# Draft of 2010–2011 Upland Game guidebook



## Amy (Jan 22, 2009)

I know it's hard to believe, but upland game season is just around the corner! The application period for sage-grouse, sandhill crane and sharp-tailed grouse runs from June 24-July 8. Feel free to read through the near-final draft of the guidebook and let me know if you have questions or see anything that looks odd. We should have the printed guidebook available by the time the application period opens. Thanks!


----------



## Bears Butt (Sep 12, 2007)

I read through it and can't find anything about it that needs changing. Great Job to you all.


----------



## Amy (Jan 22, 2009)

Thanks! I really appreciate you taking the time to read it.


----------



## InvaderZim (Sep 7, 2007)

Amy, 

Thank you once again for posting this up and taking the time get the folks here involved.

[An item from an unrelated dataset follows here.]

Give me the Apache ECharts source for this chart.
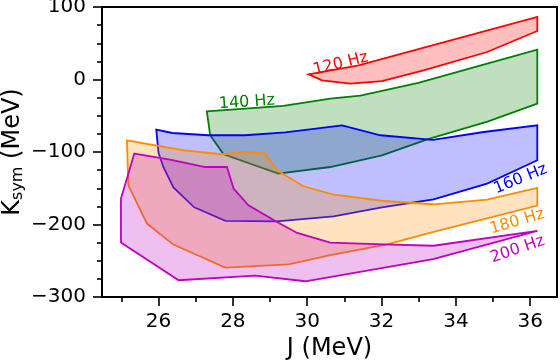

The draft looked great from what I could see.

CJ


----------



## Amy (Jan 22, 2009)

Thanks for taking a look, Zim. There have been very few changes suggested, even by internal reviewers, so I have my fingers crossed that we're in good shape. The proof should be back today or tomorrow, and the printed copies should hit the shelves by the week of June 21st.


----------



## Bears Butt (Sep 12, 2007)

Ya know, you folks at the DWR do a whole lot of stuff behind the scenes that never gets recognized and this is just one example. From me to all of you, I salute! Job well done!


----------



## wyogoob (Sep 7, 2007)

Bears Butt said:


> Ya know, you folks at the DWR do a whole lot of stuff behind the scenes that never gets recognized and this is just one example. From me to all of you, I salute! Job well done!


I second that!

Looks good Amy.


----------



## mikevanwilder (Nov 11, 2008)

Looks like I can get back to P-dog hunting next week! *(())*


----------



## Bax* (Dec 14, 2008)

mikevanwilder said:


> Looks like I can get back to P-dog hunting next week! *(())*


you sure are lucky to have things like that in your area Mike. It's gotta be nice to have the option to go out after work and relax with a pdog shoot


----------



## mikevanwilder (Nov 11, 2008)

Come on down Luke, I need a good partner to go with! -8/-


----------



## Snipe (Dec 4, 2008)

Love that the dove drawings are colored this year. it was something that got mentioned last year and look it is fixed 

thanks Amy you guys rock


----------



## Bax* (Dec 14, 2008)

mikevanwilder said:


> Come on down Luke, I need a good partner to go with! -8/-


I may have to hit you up on that Mike! But I still gotta repay the favor with you guys when you come up to SLC. I owe you guys dinner!


----------